STATED PROBLEM: Search the records below for the word "this" and show every line where it occurs.
──────── DATA ENTRIES ────────
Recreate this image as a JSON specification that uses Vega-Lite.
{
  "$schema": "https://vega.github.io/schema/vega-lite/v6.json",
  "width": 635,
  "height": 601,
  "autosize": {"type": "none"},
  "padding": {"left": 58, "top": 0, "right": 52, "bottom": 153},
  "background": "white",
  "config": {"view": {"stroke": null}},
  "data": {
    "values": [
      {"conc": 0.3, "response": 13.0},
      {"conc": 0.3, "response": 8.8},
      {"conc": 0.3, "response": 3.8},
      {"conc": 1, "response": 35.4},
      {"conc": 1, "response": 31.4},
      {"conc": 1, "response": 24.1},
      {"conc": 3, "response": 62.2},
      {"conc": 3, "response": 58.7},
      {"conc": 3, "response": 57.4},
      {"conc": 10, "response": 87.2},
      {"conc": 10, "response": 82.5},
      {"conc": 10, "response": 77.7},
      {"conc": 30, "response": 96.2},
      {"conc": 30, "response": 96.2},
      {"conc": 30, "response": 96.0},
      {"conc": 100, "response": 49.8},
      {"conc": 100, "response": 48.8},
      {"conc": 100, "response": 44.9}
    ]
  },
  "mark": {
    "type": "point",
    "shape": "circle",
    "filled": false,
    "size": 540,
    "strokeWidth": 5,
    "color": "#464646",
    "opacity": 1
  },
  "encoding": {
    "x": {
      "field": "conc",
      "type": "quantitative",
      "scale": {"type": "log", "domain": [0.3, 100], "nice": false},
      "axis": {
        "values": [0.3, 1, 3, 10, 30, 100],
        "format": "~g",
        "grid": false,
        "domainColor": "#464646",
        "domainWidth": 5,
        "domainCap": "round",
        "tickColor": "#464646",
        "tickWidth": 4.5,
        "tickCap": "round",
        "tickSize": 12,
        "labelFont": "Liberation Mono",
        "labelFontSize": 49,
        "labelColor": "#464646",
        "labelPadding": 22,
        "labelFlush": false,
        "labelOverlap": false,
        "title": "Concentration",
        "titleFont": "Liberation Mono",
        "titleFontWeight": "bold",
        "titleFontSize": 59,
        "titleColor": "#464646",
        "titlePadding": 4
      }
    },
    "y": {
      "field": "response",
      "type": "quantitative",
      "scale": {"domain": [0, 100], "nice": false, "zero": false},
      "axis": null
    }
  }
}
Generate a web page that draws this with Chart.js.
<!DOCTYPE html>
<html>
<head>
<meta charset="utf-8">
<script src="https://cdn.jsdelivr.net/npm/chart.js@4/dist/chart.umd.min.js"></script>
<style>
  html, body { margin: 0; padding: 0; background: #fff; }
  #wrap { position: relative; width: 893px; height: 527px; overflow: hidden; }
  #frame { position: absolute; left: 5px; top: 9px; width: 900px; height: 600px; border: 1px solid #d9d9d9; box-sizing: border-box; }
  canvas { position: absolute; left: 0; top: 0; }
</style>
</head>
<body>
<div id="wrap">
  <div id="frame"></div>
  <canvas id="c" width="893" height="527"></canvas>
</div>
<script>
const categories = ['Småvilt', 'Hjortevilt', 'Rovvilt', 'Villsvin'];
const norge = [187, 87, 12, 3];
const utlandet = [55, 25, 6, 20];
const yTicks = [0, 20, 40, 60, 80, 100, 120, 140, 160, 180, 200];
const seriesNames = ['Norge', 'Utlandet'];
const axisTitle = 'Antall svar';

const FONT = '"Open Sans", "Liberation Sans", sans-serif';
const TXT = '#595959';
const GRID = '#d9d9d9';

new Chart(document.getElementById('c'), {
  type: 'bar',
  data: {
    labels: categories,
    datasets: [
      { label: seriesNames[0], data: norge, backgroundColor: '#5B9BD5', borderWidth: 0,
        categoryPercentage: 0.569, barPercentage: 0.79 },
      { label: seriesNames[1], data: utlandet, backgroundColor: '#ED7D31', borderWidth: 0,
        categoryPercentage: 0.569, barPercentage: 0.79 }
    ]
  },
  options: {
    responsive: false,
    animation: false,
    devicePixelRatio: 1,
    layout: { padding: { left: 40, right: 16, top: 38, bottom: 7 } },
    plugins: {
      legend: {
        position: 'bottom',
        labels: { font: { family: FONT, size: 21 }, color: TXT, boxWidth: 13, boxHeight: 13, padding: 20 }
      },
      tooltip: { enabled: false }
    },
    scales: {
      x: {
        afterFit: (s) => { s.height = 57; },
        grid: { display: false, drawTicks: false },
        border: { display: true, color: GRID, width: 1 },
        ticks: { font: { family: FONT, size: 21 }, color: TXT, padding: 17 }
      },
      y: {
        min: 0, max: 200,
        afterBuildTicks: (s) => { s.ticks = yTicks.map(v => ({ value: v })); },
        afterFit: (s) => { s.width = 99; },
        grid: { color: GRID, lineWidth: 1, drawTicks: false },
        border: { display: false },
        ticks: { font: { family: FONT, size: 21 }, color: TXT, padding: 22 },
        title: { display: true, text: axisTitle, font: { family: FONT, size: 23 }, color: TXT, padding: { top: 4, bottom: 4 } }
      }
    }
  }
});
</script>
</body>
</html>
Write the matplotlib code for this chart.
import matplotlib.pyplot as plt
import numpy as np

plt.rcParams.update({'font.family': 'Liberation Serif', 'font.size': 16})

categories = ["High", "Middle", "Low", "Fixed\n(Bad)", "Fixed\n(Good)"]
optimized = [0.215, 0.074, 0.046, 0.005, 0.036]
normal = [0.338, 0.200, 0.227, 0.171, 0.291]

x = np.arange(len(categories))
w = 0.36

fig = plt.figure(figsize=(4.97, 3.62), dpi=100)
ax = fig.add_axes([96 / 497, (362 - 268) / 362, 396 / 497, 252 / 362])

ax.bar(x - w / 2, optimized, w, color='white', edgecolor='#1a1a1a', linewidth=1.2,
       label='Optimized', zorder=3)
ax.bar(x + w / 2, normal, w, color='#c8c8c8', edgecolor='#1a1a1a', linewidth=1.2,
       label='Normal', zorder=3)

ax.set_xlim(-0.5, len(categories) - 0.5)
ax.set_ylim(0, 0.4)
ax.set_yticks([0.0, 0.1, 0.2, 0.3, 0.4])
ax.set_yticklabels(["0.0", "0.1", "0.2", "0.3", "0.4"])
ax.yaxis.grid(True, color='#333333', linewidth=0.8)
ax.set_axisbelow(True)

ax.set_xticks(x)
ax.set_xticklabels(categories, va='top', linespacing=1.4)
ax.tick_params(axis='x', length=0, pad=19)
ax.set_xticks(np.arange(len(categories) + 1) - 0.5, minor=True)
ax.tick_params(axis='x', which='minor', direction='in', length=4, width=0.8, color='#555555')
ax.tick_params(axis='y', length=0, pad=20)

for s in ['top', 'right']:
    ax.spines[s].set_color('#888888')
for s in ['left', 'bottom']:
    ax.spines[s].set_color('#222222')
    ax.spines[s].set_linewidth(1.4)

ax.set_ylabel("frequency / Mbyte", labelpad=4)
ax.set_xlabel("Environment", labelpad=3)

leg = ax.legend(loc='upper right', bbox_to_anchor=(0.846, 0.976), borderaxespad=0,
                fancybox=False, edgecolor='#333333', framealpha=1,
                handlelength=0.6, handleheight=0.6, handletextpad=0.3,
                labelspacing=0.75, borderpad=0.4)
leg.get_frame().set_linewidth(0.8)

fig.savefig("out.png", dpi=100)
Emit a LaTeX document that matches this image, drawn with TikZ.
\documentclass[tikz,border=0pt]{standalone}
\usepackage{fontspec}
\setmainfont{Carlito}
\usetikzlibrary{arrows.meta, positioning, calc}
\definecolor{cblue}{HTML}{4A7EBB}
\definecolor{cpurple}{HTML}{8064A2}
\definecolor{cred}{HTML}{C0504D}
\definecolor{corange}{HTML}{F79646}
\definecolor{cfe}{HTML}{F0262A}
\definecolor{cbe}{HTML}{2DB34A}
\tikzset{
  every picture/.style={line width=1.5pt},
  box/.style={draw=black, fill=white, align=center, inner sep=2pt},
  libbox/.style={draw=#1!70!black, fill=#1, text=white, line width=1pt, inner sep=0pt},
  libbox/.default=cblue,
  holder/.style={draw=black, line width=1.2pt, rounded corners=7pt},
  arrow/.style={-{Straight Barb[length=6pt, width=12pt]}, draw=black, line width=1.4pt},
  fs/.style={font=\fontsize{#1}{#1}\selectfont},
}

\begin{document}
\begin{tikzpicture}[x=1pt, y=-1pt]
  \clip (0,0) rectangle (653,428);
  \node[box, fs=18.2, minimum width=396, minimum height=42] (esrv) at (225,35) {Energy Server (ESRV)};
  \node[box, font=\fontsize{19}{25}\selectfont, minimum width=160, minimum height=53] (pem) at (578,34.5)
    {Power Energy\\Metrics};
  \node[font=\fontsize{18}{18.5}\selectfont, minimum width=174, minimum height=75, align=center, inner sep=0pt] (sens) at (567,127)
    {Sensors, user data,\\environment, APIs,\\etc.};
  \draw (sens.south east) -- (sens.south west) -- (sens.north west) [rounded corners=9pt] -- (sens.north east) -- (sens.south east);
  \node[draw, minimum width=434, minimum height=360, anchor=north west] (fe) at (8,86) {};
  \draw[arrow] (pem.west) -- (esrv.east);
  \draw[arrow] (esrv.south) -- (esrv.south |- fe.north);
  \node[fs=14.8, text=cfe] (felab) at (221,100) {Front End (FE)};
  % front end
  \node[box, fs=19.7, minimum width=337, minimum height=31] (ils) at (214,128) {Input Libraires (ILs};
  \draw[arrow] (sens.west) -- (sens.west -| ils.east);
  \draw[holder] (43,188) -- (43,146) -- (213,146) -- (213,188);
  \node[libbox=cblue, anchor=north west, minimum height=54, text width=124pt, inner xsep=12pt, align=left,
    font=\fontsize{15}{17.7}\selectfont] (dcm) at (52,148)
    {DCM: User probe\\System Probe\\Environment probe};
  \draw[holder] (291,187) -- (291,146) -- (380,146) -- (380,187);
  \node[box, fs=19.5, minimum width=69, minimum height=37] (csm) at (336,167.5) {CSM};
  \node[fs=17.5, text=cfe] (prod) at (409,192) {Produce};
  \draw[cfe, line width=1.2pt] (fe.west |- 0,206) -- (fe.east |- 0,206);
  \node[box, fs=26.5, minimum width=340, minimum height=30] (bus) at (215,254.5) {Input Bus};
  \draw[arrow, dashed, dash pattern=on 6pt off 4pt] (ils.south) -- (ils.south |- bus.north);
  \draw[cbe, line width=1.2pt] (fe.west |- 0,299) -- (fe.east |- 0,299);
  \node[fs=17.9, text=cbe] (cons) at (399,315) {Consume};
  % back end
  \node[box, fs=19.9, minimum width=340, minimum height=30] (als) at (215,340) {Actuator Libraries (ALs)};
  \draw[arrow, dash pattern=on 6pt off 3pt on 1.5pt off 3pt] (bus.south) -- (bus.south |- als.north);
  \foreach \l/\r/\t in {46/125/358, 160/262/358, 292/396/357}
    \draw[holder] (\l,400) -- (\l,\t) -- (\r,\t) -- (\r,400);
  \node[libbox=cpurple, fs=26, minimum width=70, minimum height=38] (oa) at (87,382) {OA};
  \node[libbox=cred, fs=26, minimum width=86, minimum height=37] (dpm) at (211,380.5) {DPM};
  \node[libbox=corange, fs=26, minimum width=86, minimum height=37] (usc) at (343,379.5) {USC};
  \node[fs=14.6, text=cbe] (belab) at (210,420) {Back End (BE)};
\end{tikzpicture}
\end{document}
────────
OUTPUT OF THE EXERCISE:
Recreate this image as a JSON specification that uses Vega-Lite.
Generate a web page that draws this with Chart.js.
Write the matplotlib code for this chart.
Emit a LaTeX document that matches this image, drawn with TikZ.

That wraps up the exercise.